▶ [Written request] Copy every line of the listing that holds the string "with".

══ Rows ══

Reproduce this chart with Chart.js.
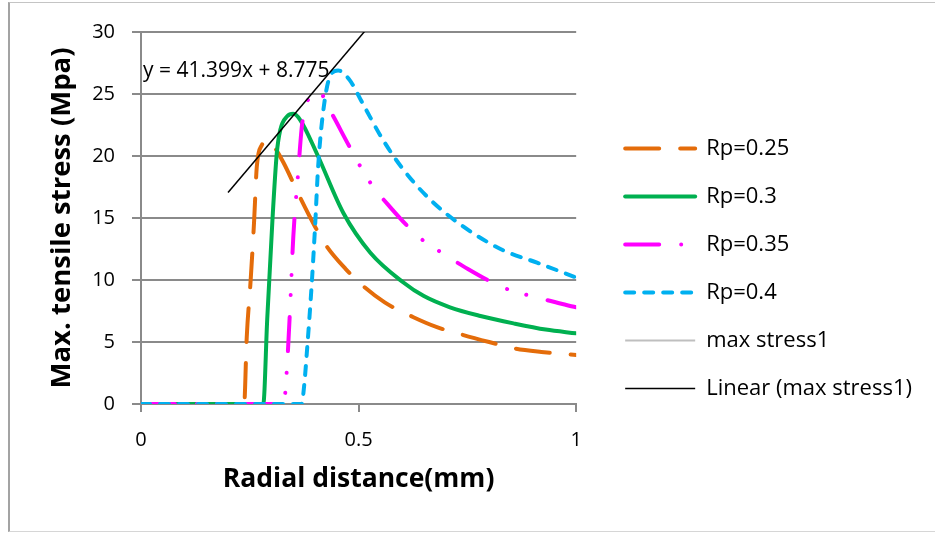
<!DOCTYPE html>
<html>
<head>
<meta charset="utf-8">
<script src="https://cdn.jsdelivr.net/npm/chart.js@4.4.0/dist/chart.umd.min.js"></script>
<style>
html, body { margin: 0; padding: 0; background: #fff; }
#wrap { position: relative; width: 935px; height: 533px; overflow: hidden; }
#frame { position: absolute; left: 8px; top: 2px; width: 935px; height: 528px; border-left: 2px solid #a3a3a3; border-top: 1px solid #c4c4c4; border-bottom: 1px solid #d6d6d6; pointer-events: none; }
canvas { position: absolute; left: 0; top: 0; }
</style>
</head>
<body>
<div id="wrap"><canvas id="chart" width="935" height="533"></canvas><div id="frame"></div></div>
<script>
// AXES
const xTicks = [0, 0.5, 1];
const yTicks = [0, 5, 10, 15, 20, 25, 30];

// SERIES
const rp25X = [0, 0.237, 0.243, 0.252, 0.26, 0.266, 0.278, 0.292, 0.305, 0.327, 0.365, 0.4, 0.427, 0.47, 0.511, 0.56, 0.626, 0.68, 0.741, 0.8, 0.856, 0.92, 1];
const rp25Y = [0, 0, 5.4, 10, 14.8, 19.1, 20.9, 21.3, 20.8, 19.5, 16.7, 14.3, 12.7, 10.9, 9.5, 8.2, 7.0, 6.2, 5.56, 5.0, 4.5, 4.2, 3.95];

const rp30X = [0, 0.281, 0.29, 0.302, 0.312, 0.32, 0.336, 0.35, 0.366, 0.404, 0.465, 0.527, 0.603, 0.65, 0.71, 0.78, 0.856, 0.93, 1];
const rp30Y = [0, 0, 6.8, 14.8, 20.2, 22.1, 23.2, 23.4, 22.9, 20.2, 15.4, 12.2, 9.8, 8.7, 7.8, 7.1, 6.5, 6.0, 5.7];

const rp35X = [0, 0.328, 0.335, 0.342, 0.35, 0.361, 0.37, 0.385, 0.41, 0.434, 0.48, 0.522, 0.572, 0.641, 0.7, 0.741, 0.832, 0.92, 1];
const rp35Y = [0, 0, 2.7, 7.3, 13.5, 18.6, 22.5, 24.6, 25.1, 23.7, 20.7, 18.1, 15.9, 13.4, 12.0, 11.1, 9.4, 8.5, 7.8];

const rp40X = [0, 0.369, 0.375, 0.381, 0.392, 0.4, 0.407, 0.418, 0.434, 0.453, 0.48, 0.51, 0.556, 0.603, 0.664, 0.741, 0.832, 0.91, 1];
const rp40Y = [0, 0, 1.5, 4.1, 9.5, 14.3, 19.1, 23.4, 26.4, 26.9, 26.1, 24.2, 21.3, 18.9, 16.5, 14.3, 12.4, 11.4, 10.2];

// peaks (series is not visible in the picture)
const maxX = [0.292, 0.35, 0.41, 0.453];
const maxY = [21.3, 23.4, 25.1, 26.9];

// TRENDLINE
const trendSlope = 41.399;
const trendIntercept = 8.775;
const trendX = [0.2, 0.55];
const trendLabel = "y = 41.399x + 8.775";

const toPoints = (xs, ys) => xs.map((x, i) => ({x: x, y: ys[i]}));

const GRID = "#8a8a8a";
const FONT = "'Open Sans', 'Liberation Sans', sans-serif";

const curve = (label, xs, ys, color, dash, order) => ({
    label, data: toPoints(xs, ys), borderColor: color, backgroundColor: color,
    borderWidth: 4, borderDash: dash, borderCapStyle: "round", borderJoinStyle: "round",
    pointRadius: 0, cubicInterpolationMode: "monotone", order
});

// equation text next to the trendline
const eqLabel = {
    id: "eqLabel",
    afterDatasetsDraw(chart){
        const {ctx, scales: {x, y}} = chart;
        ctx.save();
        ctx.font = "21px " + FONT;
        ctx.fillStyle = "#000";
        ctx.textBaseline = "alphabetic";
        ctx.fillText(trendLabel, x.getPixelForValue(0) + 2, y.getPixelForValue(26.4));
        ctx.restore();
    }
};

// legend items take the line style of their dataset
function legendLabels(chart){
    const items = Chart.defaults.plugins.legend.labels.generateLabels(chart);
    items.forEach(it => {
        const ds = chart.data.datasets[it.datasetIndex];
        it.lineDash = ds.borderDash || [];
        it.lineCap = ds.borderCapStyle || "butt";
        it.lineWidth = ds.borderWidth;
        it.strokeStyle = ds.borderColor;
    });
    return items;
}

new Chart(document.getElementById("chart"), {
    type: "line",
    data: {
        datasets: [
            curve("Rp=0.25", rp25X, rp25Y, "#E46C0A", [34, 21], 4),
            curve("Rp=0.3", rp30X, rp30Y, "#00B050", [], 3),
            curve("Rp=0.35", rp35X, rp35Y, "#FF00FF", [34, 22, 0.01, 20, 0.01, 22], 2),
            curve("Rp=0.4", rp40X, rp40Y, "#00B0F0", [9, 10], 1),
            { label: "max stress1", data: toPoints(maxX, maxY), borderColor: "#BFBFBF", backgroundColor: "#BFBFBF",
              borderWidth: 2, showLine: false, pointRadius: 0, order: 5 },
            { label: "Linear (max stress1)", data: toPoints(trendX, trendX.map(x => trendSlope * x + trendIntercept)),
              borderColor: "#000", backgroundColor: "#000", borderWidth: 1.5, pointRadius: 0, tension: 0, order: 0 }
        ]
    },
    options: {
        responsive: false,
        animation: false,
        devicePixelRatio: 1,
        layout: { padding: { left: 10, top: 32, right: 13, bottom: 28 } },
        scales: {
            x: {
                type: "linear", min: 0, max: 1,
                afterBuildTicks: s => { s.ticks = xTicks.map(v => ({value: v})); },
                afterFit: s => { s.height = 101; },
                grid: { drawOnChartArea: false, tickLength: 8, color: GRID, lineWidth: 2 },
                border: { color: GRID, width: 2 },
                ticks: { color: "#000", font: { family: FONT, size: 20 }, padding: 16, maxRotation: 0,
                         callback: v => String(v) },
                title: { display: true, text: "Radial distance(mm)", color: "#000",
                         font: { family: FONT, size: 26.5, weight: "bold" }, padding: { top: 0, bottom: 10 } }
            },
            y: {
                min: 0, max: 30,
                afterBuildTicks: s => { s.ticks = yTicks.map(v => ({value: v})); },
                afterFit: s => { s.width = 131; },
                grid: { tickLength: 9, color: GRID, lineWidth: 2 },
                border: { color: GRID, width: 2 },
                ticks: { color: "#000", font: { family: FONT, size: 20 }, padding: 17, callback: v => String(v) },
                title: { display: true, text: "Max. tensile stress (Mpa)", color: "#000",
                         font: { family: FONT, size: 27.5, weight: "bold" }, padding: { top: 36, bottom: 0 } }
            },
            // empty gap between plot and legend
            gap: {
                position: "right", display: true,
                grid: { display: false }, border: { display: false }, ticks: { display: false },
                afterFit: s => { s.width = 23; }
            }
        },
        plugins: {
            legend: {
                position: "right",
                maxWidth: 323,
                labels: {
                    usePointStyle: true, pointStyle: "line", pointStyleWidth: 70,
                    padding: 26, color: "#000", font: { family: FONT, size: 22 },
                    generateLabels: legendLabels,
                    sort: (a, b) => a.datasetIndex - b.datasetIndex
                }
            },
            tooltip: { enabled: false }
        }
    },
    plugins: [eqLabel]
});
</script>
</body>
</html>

═══
══ Rows ══

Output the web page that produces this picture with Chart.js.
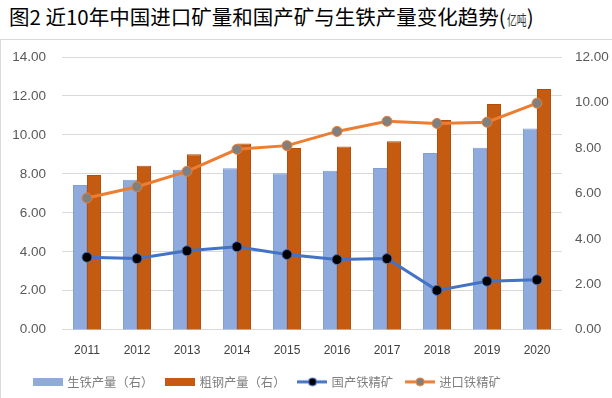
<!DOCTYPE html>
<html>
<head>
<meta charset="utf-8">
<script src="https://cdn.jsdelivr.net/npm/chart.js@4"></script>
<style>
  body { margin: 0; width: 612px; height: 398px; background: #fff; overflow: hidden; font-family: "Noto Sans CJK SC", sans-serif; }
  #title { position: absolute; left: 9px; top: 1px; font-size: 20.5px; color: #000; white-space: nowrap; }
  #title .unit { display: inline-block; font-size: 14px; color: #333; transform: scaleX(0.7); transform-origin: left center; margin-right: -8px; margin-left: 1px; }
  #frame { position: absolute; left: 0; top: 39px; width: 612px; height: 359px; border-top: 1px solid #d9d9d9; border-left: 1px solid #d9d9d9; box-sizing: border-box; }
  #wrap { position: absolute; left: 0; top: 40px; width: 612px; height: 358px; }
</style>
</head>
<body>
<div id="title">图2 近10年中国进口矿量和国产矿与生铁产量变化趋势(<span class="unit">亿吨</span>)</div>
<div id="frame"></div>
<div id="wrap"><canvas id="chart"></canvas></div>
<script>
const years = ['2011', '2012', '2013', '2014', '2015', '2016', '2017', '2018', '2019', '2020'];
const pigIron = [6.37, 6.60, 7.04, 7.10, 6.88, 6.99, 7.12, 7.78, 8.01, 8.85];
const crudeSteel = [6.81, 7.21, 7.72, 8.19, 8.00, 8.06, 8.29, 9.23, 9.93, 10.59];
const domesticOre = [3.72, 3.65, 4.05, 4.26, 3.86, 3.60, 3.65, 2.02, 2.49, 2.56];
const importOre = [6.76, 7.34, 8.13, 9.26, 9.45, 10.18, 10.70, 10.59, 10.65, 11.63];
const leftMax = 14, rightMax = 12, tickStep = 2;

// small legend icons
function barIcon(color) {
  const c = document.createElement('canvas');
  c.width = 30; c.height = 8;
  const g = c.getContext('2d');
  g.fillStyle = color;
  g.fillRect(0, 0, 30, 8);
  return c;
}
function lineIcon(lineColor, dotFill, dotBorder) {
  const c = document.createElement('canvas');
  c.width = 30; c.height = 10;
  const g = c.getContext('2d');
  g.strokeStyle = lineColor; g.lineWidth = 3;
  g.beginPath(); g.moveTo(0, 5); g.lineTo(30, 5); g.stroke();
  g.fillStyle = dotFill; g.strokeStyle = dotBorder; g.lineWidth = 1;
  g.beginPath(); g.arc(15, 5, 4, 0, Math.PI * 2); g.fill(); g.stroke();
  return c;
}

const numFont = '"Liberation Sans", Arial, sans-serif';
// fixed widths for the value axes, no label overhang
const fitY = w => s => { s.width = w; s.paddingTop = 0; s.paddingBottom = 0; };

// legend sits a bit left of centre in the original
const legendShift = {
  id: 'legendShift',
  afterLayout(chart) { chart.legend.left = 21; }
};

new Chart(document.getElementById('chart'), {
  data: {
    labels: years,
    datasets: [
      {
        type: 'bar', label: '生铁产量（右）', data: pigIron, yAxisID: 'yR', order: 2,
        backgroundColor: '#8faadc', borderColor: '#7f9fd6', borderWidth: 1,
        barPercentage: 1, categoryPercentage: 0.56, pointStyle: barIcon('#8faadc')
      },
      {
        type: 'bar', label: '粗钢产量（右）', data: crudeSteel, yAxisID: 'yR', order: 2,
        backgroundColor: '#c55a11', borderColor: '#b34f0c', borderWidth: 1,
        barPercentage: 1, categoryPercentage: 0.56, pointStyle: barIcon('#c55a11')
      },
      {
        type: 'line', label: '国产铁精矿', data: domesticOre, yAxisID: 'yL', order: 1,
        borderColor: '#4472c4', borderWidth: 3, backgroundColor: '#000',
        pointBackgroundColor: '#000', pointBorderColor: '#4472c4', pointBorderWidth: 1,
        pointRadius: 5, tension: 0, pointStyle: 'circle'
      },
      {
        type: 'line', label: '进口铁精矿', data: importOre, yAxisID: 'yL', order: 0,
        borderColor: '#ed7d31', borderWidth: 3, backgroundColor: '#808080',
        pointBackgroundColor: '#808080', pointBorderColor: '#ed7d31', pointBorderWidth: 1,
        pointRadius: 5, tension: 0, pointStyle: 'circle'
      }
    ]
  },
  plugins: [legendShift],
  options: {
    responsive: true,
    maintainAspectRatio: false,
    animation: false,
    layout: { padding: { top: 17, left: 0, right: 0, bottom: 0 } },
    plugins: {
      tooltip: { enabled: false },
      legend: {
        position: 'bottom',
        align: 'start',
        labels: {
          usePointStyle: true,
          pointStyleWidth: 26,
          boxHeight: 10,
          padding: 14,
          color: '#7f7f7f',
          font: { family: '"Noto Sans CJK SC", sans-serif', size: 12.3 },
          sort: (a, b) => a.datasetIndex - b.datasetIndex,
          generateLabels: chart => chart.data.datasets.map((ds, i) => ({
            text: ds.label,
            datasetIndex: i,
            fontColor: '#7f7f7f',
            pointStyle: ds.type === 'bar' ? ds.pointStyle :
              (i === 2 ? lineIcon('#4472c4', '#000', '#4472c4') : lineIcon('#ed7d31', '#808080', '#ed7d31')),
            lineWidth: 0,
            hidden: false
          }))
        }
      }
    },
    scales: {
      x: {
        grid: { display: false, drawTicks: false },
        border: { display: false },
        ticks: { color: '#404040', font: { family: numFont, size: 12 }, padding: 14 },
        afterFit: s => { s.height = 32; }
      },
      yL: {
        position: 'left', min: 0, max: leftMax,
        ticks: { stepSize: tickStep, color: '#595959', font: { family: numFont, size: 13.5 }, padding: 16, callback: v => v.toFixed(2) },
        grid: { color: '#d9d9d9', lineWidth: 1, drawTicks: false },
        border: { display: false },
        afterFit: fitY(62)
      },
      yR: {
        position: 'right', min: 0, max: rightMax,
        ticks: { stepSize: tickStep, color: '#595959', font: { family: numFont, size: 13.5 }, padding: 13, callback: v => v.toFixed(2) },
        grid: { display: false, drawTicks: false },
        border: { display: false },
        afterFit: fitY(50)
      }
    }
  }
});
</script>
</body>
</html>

═══

▶ [The completed task]
Reproduce this chart with Chart.js.
Output the web page that produces this picture with Chart.js.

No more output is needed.